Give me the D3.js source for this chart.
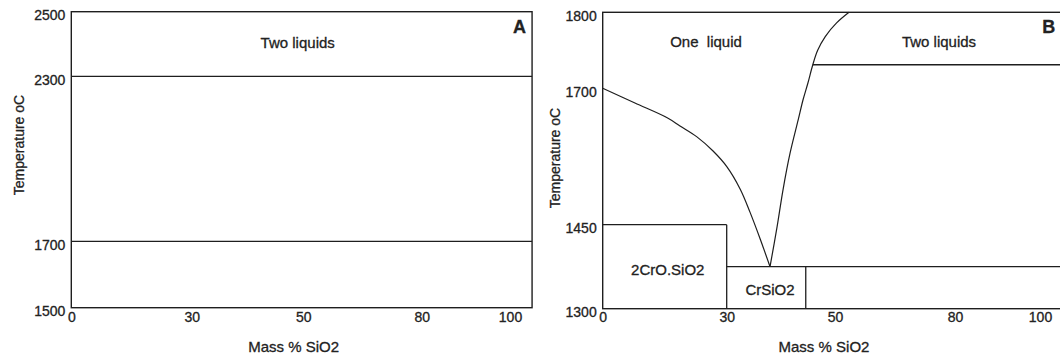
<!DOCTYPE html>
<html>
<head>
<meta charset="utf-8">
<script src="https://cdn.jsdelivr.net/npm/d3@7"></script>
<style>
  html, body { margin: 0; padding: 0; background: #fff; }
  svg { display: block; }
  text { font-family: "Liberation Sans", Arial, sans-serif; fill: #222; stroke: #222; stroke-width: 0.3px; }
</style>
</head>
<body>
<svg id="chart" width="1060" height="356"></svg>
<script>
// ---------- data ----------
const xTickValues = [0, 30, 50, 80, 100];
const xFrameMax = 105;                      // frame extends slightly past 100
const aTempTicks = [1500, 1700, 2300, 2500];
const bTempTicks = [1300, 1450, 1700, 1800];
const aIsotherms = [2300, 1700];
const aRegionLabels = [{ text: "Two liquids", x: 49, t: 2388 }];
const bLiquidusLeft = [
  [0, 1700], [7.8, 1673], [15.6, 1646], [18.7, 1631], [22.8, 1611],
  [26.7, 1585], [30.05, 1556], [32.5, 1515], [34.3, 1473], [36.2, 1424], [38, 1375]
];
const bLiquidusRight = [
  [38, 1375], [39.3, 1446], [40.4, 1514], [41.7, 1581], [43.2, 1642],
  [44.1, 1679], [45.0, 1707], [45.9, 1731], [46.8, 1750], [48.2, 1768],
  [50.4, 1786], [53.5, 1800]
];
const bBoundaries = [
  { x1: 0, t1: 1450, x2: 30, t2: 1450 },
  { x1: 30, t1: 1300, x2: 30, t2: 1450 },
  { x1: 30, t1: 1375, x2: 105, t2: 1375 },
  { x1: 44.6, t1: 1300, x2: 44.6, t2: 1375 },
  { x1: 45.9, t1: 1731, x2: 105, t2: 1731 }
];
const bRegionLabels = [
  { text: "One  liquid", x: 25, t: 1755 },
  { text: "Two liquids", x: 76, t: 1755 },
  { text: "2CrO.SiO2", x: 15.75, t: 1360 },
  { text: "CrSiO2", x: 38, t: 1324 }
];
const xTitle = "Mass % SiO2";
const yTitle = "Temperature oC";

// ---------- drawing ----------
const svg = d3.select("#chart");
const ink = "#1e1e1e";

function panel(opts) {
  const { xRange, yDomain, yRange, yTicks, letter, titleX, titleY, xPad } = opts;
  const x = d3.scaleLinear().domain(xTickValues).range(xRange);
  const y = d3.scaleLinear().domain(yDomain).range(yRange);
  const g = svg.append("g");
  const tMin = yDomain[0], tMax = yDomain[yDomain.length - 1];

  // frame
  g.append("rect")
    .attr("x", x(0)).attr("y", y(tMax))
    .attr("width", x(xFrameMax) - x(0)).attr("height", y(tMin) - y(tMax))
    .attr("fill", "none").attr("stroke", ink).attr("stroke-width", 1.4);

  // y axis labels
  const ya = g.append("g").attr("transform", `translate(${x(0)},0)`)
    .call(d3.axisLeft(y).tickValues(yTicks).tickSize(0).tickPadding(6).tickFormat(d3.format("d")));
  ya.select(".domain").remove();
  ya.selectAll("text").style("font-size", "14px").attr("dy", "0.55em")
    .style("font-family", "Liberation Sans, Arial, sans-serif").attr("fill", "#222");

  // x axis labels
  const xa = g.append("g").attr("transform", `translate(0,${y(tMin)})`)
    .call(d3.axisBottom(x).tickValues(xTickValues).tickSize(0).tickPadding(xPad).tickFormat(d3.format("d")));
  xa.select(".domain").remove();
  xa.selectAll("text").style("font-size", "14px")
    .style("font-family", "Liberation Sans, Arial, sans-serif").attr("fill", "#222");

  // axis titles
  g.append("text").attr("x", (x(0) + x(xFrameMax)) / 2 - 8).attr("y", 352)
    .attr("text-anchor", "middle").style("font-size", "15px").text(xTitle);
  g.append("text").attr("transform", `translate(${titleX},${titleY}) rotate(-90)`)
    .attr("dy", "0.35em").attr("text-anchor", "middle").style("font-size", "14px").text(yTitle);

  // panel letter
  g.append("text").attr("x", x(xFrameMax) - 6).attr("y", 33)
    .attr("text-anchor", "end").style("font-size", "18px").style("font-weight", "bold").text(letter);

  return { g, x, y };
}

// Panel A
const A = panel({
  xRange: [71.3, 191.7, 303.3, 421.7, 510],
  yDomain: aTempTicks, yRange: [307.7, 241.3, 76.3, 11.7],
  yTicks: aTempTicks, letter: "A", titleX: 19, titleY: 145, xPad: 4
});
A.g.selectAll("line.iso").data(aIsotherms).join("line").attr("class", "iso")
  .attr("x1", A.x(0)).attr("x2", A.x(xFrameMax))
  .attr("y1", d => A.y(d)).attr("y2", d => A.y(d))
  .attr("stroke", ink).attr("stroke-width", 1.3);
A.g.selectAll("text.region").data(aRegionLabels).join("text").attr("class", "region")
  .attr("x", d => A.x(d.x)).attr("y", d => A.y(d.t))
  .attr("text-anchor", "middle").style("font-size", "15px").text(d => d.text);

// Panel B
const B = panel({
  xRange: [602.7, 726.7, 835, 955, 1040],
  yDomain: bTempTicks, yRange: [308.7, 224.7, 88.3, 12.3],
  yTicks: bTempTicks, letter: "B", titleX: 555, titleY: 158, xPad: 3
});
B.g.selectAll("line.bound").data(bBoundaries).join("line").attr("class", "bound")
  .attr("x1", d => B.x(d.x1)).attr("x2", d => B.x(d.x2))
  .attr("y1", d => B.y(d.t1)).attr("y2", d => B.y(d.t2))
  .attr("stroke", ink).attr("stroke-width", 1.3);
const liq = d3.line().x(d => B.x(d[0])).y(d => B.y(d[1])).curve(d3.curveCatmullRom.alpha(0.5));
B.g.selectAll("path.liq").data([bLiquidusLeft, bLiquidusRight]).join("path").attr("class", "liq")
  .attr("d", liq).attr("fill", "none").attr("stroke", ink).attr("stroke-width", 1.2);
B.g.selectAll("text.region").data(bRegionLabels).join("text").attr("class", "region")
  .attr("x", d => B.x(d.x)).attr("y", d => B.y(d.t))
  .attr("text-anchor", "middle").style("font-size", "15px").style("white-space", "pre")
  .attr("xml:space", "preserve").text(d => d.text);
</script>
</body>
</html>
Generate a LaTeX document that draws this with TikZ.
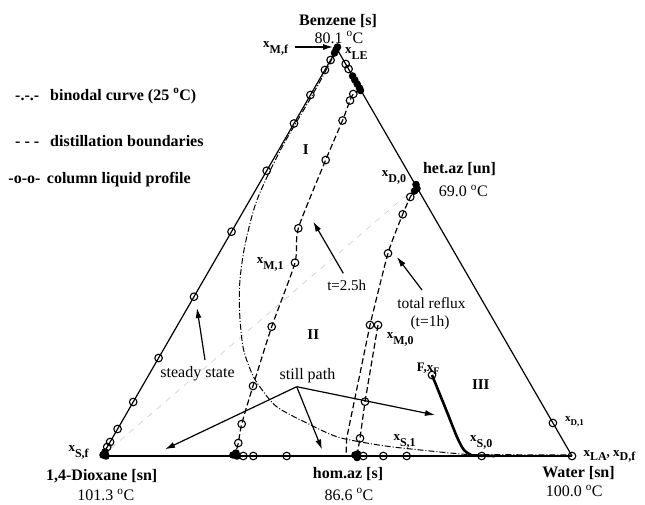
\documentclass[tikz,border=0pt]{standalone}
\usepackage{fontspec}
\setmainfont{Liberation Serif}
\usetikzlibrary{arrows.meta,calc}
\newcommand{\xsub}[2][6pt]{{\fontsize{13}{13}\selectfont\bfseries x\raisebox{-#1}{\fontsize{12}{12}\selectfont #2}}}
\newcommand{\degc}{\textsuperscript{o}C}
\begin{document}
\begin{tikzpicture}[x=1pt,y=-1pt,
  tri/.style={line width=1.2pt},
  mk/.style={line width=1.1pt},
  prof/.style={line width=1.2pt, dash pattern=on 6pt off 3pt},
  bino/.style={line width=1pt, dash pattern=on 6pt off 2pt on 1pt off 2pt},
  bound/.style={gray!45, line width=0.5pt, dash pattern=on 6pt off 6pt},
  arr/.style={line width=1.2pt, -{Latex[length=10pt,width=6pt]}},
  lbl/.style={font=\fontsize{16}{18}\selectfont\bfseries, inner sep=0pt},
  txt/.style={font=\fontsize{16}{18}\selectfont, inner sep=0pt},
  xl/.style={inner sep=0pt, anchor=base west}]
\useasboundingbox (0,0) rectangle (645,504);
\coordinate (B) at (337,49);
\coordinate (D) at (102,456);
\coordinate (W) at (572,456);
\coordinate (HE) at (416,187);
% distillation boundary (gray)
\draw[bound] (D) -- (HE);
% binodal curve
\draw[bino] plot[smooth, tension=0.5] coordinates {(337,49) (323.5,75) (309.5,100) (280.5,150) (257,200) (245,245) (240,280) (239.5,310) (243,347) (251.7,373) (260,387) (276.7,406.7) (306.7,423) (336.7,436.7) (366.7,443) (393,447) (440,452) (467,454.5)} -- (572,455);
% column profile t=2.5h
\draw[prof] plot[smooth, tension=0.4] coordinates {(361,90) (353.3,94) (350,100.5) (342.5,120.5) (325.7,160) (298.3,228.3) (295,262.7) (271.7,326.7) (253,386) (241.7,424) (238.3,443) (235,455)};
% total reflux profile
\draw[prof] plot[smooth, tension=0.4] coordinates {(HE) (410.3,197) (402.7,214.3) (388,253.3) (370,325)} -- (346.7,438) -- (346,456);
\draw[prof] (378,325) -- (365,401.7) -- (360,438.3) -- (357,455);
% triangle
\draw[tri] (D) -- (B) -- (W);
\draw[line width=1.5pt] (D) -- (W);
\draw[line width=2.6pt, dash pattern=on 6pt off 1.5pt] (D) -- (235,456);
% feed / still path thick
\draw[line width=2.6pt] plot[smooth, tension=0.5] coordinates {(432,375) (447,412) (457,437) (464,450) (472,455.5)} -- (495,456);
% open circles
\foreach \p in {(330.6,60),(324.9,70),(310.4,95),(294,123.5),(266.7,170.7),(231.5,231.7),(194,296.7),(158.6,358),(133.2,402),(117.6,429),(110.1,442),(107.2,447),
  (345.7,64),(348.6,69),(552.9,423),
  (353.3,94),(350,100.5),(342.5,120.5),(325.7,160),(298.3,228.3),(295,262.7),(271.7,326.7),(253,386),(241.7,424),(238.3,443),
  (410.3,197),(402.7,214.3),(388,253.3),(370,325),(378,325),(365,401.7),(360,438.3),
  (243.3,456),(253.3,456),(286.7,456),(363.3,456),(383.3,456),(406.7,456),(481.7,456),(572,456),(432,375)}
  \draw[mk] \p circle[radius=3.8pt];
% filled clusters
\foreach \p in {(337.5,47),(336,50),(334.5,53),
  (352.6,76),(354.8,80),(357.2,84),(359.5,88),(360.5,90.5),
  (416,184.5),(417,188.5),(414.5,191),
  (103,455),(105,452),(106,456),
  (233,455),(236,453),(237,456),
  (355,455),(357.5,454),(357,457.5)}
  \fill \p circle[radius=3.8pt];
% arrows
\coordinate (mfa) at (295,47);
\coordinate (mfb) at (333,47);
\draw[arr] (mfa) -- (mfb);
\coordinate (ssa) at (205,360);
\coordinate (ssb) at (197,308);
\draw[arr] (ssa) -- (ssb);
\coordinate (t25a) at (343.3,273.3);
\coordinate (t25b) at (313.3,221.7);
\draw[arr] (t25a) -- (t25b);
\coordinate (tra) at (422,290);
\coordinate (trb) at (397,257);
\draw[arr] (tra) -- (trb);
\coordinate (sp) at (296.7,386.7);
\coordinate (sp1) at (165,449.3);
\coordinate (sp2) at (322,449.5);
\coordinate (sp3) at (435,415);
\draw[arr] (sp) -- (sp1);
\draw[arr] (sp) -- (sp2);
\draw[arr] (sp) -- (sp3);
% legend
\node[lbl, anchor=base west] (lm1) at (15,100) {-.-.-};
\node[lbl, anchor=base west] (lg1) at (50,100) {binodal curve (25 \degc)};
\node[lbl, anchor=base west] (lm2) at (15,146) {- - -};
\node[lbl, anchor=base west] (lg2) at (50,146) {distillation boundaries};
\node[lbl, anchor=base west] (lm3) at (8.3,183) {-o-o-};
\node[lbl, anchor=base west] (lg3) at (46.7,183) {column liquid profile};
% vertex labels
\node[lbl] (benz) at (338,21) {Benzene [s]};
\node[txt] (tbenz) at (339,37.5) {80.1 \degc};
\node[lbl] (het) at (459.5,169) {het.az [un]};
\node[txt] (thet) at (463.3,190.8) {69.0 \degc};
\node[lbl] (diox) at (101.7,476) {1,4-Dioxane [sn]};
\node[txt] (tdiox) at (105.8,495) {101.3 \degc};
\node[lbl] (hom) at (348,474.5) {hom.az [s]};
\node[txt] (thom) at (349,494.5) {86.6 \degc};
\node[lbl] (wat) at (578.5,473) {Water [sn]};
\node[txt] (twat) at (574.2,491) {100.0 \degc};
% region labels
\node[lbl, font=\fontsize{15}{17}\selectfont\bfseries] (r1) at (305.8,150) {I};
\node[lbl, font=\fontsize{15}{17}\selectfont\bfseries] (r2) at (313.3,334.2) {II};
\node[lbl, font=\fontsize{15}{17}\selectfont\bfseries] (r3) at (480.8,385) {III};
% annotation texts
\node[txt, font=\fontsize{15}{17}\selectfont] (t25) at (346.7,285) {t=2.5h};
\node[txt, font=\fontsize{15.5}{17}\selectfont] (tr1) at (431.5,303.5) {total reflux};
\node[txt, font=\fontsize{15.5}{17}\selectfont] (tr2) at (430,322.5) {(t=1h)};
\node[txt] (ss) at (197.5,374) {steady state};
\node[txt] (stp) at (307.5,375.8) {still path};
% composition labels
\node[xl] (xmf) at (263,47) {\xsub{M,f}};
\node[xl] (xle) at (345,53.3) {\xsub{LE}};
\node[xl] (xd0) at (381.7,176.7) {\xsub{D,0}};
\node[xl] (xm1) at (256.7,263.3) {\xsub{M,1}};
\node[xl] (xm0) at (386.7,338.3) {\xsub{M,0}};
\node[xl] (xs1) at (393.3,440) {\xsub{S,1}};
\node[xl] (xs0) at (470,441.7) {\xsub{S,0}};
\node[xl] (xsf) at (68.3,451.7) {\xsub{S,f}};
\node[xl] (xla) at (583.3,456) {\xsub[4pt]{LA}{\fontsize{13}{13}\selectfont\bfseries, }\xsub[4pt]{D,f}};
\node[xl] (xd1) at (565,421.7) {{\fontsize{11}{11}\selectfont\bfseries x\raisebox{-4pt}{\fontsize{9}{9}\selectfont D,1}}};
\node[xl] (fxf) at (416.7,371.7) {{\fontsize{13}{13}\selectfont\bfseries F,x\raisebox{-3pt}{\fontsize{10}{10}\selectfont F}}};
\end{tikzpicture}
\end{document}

### What needs to be done
Using the listing above, list every line in which the string "this" occurs.

### Full solution
Give me the D3.js source for this chart.
Generate a LaTeX document that draws this with TikZ.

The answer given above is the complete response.